Fast Evaluation of the Adsorption Energy of Organic Molecules on Metals via Graph Neural Networks

Modeling of solid-state material-molecule interfaces in heterogeneous catalysis requires the extensive evaluation of the energy of molecules on surfaces. Obtaining the binding energy of many configurations of large organic molecules requires a vast amount of computational time with density functional theory (DFT). Here, we use a graph neural network (GNN) to evaluate the adsorption energy of molecular species adsorbed on metallic surfaces. The GNN is trained on a set of C1–4 fragments including N, O, S heteroatoms and C6–10 aromatic rings. Compared to DFT, the GNN shows a mean absolute error (MAE) of 0.17 eV on the test set being 6 orders of magnitude faster.
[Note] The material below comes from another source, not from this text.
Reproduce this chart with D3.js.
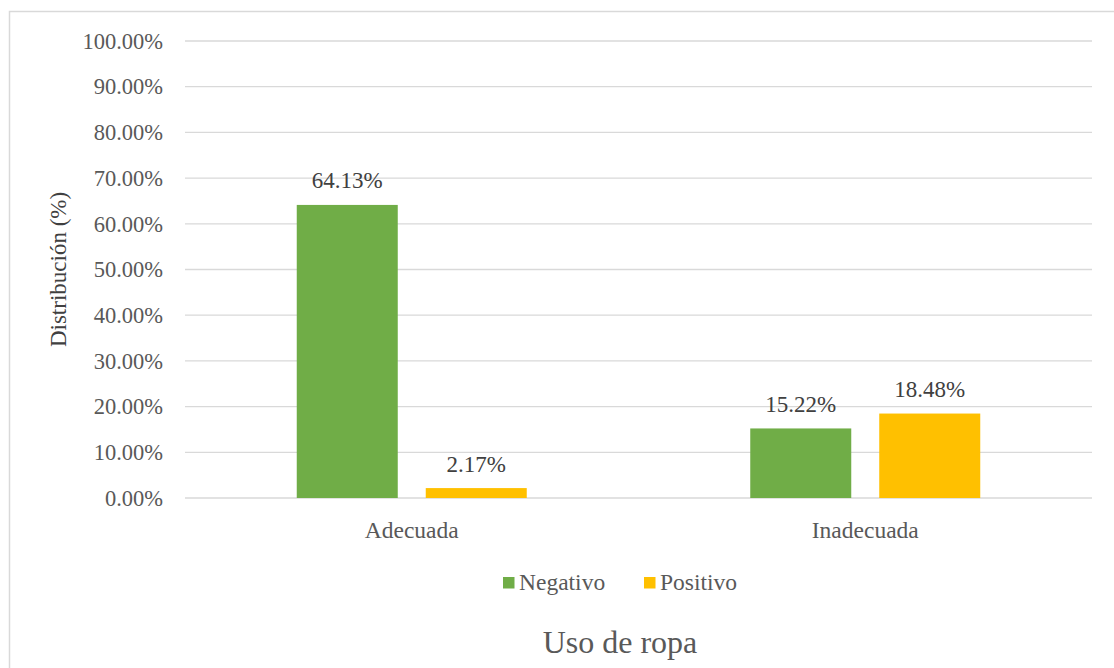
<!DOCTYPE html>
<html>
<head>
    <script src="https://d3js.org/d3.v7.min.js"></script>
    <style>
        body { margin: 0; background: #fff; }
        text { font-family: "Liberation Serif", "Times New Roman", serif; }
    </style>
</head>
<body>
    <svg width="1114" height="668"></svg>
    <script>
        // Data
        const categories = ["Adecuada", "Inadecuada"];
        const seriesNames = ["Negativo", "Positivo"];
        const negativo = [64.13, 15.22];
        const positivo = [2.17, 18.48];
        const yTicks = [0, 10, 20, 30, 40, 50, 60, 70, 80, 90, 100];
        const colors = ["#70AD47", "#FFC000"];

        const svg = d3.select("svg");

        // chart border
        svg.append("rect")
            .attr("x", 9.5).attr("y", 11.5)
            .attr("width", 1110).attr("height", 670)
            .attr("fill", "none")
            .attr("stroke", "#d9d9d9")
            .attr("stroke-width", 1.5);

        const margin = {top: 41, left: 185, right: 1092, bottom: 498};

        const y = d3.scaleLinear().domain([0, 100]).range([margin.bottom, margin.top]);
        const x0 = d3.scaleBand().domain(categories).range([margin.left, margin.right]);
        const x1 = d3.scaleBand().domain(seriesNames).range([0, 230]).paddingInner(0.217);

        // Gridlines
        svg.append("g")
            .selectAll("line")
            .data(yTicks)
            .enter().append("line")
            .attr("x1", margin.left).attr("x2", margin.right)
            .attr("y1", d => y(d)).attr("y2", d => y(d))
            .attr("stroke", "#d9d9d9")
            .attr("stroke-width", 1.3);

        // Y axis labels
        const yAxis = d3.axisLeft(y).tickValues(yTicks).tickSize(0).tickPadding(22)
            .tickFormat(d => d.toFixed(2) + "%");
        const ya = svg.append("g")
            .attr("transform", "translate(" + margin.left + ",0)")
            .call(yAxis);
        ya.select(".domain").remove();
        ya.selectAll("text")
            .attr("fill", "#595959")
            .style("font-size", "22.5px")
            .style("font-family", "Liberation Serif");

        // X axis labels
        const xa = svg.append("g")
            .attr("transform", "translate(0," + margin.bottom + ")")
            .call(d3.axisBottom(x0).tickSize(0).tickPadding(23));
        xa.select(".domain").remove();
        xa.selectAll("text")
            .attr("fill", "#595959")
            .style("font-size", "23.5px")
            .style("font-family", "Liberation Serif");

        // Bars
        const rows = categories.map((c, i) => ({cat: c, vals: [negativo[i], positivo[i]]}));
        const groups = svg.selectAll(".grp")
            .data(rows)
            .enter().append("g")
            .attr("class", "grp")
            .attr("transform", d => "translate(" + (x0(d.cat) + x0.bandwidth() / 2 - 115) + ",0)");

        groups.selectAll("rect")
            .data(d => d.vals.map((v, j) => ({name: seriesNames[j], v: v, c: colors[j]})))
            .enter().append("rect")
            .attr("x", d => x1(d.name))
            .attr("width", x1.bandwidth())
            .attr("y", d => y(d.v))
            .attr("height", d => y(0) - y(d.v))
            .attr("fill", d => d.c);

        groups.selectAll(".lbl")
            .data(d => d.vals.map((v, j) => ({name: seriesNames[j], v: v})))
            .enter().append("text")
            .attr("class", "lbl")
            .attr("x", d => x1(d.name) + x1.bandwidth() / 2)
            .attr("y", d => y(d.v) - 16.5)
            .attr("text-anchor", "middle")
            .attr("fill", "#404040")
            .style("font-size", "23px")
            .text(d => d.v.toFixed(2) + "%");

        // Y title
        svg.append("text")
            .attr("transform", "translate(65.5," + ((margin.top + margin.bottom) / 2) + ") rotate(-90)")
            .attr("text-anchor", "middle")
            .attr("fill", "#404040")
            .style("font-size", "23px")
            .text("Distribución (%)");

        // Legend
        const legendX = [503, 644];
        const legend = svg.selectAll(".legend")
            .data(seriesNames)
            .enter().append("g")
            .attr("class", "legend")
            .attr("transform", (d, i) => "translate(" + legendX[i] + ",577)");
        legend.append("rect")
            .attr("width", 11.5).attr("height", 11.5)
            .attr("fill", (d, i) => colors[i]);
        legend.append("text")
            .attr("x", 16).attr("y", 13)
            .attr("fill", "#595959")
            .style("font-size", "23.5px")
            .text(d => d);

        // X title
        svg.append("text")
            .attr("x", 620).attr("y", 653)
            .attr("text-anchor", "middle")
            .attr("fill", "#595959")
            .style("font-size", "32px")
            .text("Uso de ropa");
    </script>
</body>
</html>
When applying the trained model with subsequent hyperparameter optimization to molecules of industrial interest (biomass, plastics and polyurethanes precursors) containing up to 22 carbon atoms, the prediction performance for the adsorption energy yields a MAE of 0.03 eV/(non-H atom). While the error for out-of-distribution molecules is higher, it is still within the acceptable limit for adsorption energies (0.05 eV/atom), confirming the viability of the approach. The proposed framework represents a potential tool for the fast screening of catalytic materials, as well as their inverse design, enabling the multi-scale modeling for systems that cannot be easily simulated by DFT.